Così faceva, Praz, la Resistenza.

venerdì 13 dicembre 2019

come è successo?

Il mio Google maps timeline mi dice che quest'anno ho visitato 33 città diverse (e 117 luoghi). A me sembra di non uscire mai di casa. Non mi ricordo nulla. Come cacchio è successo? E soprattutto, chi si è fatto i viaggi al posto mio?

giovedì 12 dicembre 2019

simpatia

Una ragazza carina e intraprendente si propone come ufficio stampa.

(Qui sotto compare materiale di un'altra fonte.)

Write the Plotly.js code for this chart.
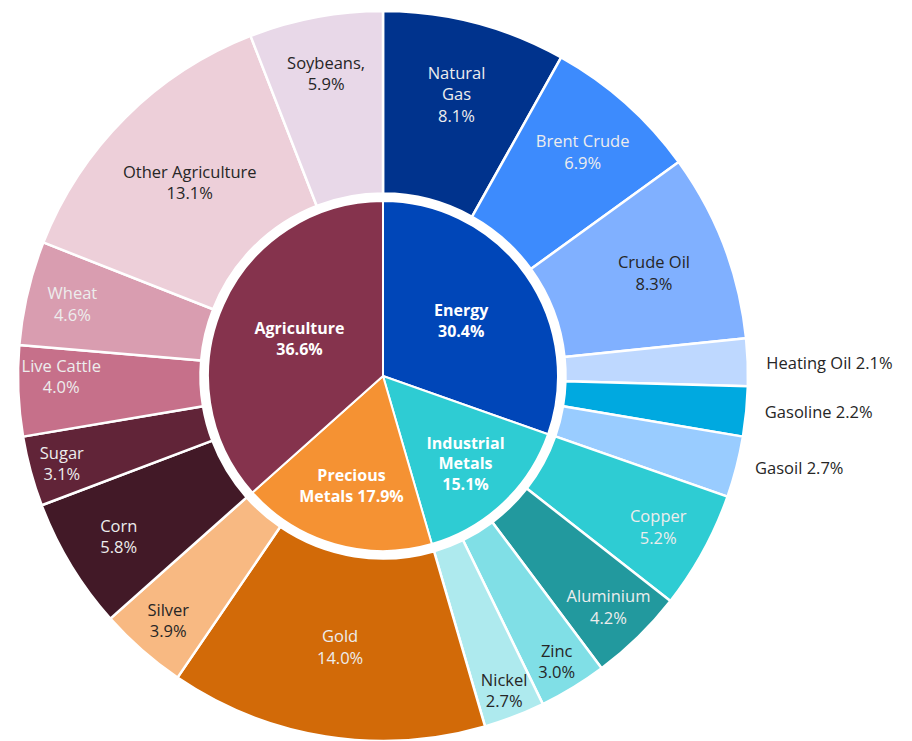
<!DOCTYPE html>
<html>
<head>
<meta charset="utf-8">
<script src="https://cdn.plot.ly/plotly-3.0.1.min.js"></script>
<style>html,body{margin:0;padding:0;background:#fff;}#chart{width:912px;height:741px;}</style>
</head>
<body>
<div id="chart"></div>
<script>
// Inner ring: sectors
const sectorLabels = ['Energy', 'Industrial Metals', 'Precious Metals', 'Agriculture'];
const sectorDisplay = ['Energy<br>', 'Industrial<br>Metals<br>', 'Precious<br>Metals ', 'Agriculture<br>'];
const sectorValues = [30.4, 15.1, 17.9, 36.6];
const sectorColors = ['#0046B8', '#2ECCD3', '#F59233', '#85334D'];

// Outer ring: commodities
const commodityLabels = ['Natural Gas', 'Brent Crude', 'Crude Oil', 'Heating Oil', 'Gasoline', 'Gasoil',
  'Copper', 'Aluminium', 'Zinc', 'Nickel',
  'Gold', 'Silver',
  'Corn', 'Sugar', 'Live Cattle', 'Wheat', 'Other Agriculture', 'Soybeans'];
const commodityDisplay = ['Natural<br>Gas<br>', 'Brent Crude<br>', 'Crude Oil<br>',
  '\u00A0\u00A0\u00A0Heating Oil ', '\u00A0\u00A0\u00A0Gasoline ', '\u00A0\u00A0\u00A0Gasoil ',
  'Copper<br>', 'Aluminium<br>', 'Zinc<br>', 'Nickel<br>',
  'Gold<br>', 'Silver<br>',
  'Corn<br>', 'Sugar<br>', 'Live Cattle<br>', 'Wheat<br>', 'Other Agriculture<br>', 'Soybeans,<br>'];
const commodityValues = [8.1, 6.9, 8.3, 2.1, 2.2, 2.7,
  5.2, 4.2, 3.0, 2.7,
  14.0, 3.9,
  5.8, 3.1, 4.0, 4.6, 13.1, 5.9];
const commodityColors = ['#00338D', '#3D8BFD', '#80B0FF', '#BED8FF', '#00A9E0', '#99CCFF',
  '#2ECCD3', '#22999E', '#80DFE6', '#AEEAEE',
  '#D26A08', '#F8B982',
  '#421927', '#612438', '#C6708A', '#D99DB0', '#EDCFD9', '#E8D8E8'];
const commodityTextColors = ['#EDEDED', '#EDEDED', '#262626', '#262626', '#262626', '#262626',
  '#EDEDED', '#EDEDED', '#262626', '#262626',
  '#EDEDED', '#262626',
  '#EDEDED', '#EDEDED', '#EDEDED', '#EDEDED', '#262626', '#262626'];
const commodityTextPos = ['inside', 'inside', 'inside', 'outside', 'outside', 'outside',
  'inside', 'inside', 'inside', 'inside',
  'inside', 'inside',
  'inside', 'inside', 'inside', 'inside', 'inside', 'inside'];

const fmt = (d, v) => d + v.toFixed(1) + '%';
const FONT = 'Open Sans, Lato, sans-serif';

const W = 912, H = 741;
const cx = 383, cy = 376;
const R = 365, r = 175;

const outer = {
  type: 'pie',
  labels: commodityLabels,
  values: commodityValues,
  text: commodityDisplay.map((d, i) => fmt(d, commodityValues[i])),
  textinfo: 'text',
  textposition: commodityTextPos,
  insidetextorientation: 'horizontal',
  textfont: {family: FONT, size: 16.5, color: commodityTextColors},
  outsidetextfont: {family: FONT, size: 16.5, color: '#262626'},
  marker: {colors: commodityColors, line: {color: '#FFFFFF', width: 2.5}},
  hole: 0.5,
  sort: false,
  direction: 'clockwise',
  rotation: 0,
  hoverinfo: 'none',
  showlegend: false,
  domain: {x: [(cx - R) / W, (cx + R) / W], y: [(H - cy - R) / H, (H - cy + R) / H]}
};

const inner = {
  type: 'pie',
  labels: sectorLabels,
  values: sectorValues,
  text: sectorDisplay.map((d, i) => '<b>' + fmt(d, sectorValues[i]) + '</b>'),
  textinfo: 'text',
  textposition: 'inside',
  insidetextorientation: 'horizontal',
  textfont: {family: FONT, size: 16, color: '#FFFFFF'},
  marker: {colors: sectorColors, line: {color: '#FFFFFF', width: 2}},
  sort: false,
  direction: 'clockwise',
  rotation: 0,
  hoverinfo: 'none',
  showlegend: false,
  domain: {x: [(cx - r) / W, (cx + r) / W], y: [(H - cy - r) / H, (H - cy + r) / H]}
};

const layout = {
  width: W, height: H,
  margin: {l: 0, r: 0, t: 0, b: 0},
  paper_bgcolor: '#FFFFFF',
  plot_bgcolor: '#FFFFFF',
  uniformtext: {minsize: 16, mode: 'show'},
  font: {family: FONT}
};

Plotly.newPlot('chart', [outer, inner], layout, {displayModeBar: false, staticPlot: true});
</script>
</body>
</html>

Le chiedo che tipo di libri preferisce e mi risponde: da giovane (cioè nemmeno l'anno scorso) ho divorato Harry Potter, mi piacciono i libri sui vampiri, la poesia non la capisco proprio, però sono simpatica. Lì ho capito che se c'è una cosa che salverà l'editoria dalla crisi è certamente la simpatia. Però non l'ho assunta.

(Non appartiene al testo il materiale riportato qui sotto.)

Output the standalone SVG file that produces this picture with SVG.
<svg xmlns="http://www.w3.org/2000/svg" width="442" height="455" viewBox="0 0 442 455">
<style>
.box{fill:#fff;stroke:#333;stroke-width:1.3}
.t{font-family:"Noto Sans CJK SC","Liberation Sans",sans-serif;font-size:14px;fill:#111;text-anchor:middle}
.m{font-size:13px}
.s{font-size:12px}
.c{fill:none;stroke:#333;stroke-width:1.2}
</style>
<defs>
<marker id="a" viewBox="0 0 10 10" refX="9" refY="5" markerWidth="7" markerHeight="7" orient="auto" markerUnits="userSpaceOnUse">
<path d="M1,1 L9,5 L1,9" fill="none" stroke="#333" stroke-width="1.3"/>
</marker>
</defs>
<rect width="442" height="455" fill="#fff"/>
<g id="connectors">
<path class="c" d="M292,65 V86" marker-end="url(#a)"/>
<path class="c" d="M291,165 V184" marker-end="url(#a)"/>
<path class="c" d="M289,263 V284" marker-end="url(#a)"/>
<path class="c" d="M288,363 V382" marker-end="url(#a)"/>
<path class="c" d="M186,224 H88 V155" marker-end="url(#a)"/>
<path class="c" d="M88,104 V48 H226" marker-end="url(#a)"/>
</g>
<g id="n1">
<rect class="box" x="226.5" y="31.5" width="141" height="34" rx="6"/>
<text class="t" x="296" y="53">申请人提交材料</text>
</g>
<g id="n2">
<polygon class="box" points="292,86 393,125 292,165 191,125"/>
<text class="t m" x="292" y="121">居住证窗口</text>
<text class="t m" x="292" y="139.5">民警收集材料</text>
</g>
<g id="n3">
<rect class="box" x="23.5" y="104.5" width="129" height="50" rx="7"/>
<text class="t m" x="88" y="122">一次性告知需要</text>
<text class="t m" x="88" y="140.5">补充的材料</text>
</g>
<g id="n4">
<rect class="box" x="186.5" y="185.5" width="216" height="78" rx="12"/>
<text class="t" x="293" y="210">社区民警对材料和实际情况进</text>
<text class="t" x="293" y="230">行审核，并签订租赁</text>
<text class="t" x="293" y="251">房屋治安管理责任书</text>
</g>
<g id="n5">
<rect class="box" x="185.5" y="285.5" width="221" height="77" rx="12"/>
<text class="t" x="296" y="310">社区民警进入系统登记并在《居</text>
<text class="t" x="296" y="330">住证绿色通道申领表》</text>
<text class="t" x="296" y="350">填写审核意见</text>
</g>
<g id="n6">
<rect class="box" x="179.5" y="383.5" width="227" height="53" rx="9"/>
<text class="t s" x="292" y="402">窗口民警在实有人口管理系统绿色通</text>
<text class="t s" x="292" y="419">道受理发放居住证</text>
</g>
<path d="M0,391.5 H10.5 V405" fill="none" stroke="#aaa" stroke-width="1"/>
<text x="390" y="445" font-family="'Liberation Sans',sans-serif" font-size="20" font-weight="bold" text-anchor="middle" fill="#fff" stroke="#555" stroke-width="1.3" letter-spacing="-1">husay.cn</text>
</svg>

mercoledì 11 dicembre 2019

il cugino povero

Conosco romanzieri, anche di fama, che un libro di poesie non sanno manco come è fatto. O se lo sanno sono rimasti fermi ai poeti maledetti, a Rilke, a Spoon River (via De André), agli Americani o ai Russi, a Montale o Ungaretti, al Pianto della scavatrice, agli haiku usa e getta, a Guccini o Dylan. Ogni volta mi chiedo cosa sono io per loro, come mi vedono, se più come un alieno o più un residuo bellico in disuso, oppure come il cugino povero che ti tocca di parlarci a Natale ma giusto perché è "uno di famiglia", ben sapendo che non si andrà mai oltre gli auguri.

il tirchio

Una che mi fa una proposta editoriale, non brutta, ma nemmeno entusiasmante. Le rispondo che non sono interessato, ma le faccio alcune osservazioni sui suoi versi che spero siano utili. Lei tutta contenta mi ringrazia per la risposta ed i consigli, poi comincia a mandarmi varie versioni delle sue poesie chiedendomi un parere sincero se è meglio questo o quel verso invece di, e come vedo la struttura dell'opera. Io le rispondo che una volta è un consiglio disinteressato, ma se devo rivederle l'intera raccolta (che comunque non pubblicherò) quello si chiama editing ed è un lavoro a parte. Mi risponde che sono sicuramente una brava persona, ma forse un po' tirchio.

lunedì 9 dicembre 2019

sedia

Appena rientrato, mia madre mi informa che la mia gatta in questi tre giorni ha rifiutato di dormire altrove che sulla mia sedia. Le piccole cose per cui vale la pena di tornare.

mercoledì 4 dicembre 2019

il punto

Il ragazzino che ti scrive in chat, su Instagram: "Ciao sono un poeta, ho 5 mila follower, mi pubblichi?" Tu però quel giorno sulla chat non ci vai, così il giorno dopo, ignorato, il giovane poeta aggiunge: "Grazie." Col punto finale che dice tutto.

martedì 3 dicembre 2019

sarde e sud

Dice che sabato pomeriggio a Brescia ci sono le Sardine. Poesia, lavoro e sarde, praticamente il Sud alle più alte latitudini. Mancavo solo io e due rape, e infatti...

lunedì 2 dicembre 2019

risveglio

Ogni risveglio mi aspetto la chiamata
che riporti il mio ideale alla natura
notificando con tono dottorale
la morte dell’amata persona.
Non cambia negli anni quell’attesa
che come d’abitudine accompagna
il mio sonno. Mi spinge in avanti dalla fine
alla fine che mi aspetto ogni giorno.